January 25th in African American History – Sarah Louise “Sadie” Delany

Sarah Louise “Sadie” DelanyJanuary 25, 1999 Sarah Louise “Sadie” Delany, educator, author and civil rights pioneer, died.

Delany was born September 19, 1889 in Lynch Station, Virginia. She graduated from Saint Augustine’s School (now college) in 1910 and moved to New York City in 1916 where she began teaching for the public school system.

She earned her bachelor and master’s degrees from Columbia University in 1920 and 1925, respectively. Delany was the first black person permitted to teach domestic science at the high school level in New York public schools. She retired from teaching in 1960. In 1993, Delany and her sister Bessie published “Having Our Say: The Delany Sisters’ First 100 Years” which dealt with the trials and tribulations the sisters had faced during their century of life.
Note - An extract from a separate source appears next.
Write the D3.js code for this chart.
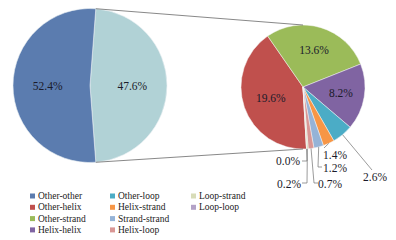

The book was on the New York Times hardcover best seller list for 28 weeks and on the paperback list for 77 weeks. In 1999, the book was made into a television movie. In 1994, the sisters published “The Delany Sisters’ Book of Everyday Wisdom” and after Bessie’s death, Delany in 1997 published “On My Own at 107: Reflections on Life Without Bessie.” In 1993, Delany and her sister Bessie were included in the Guinness Book of World Records as the world’s oldest authors.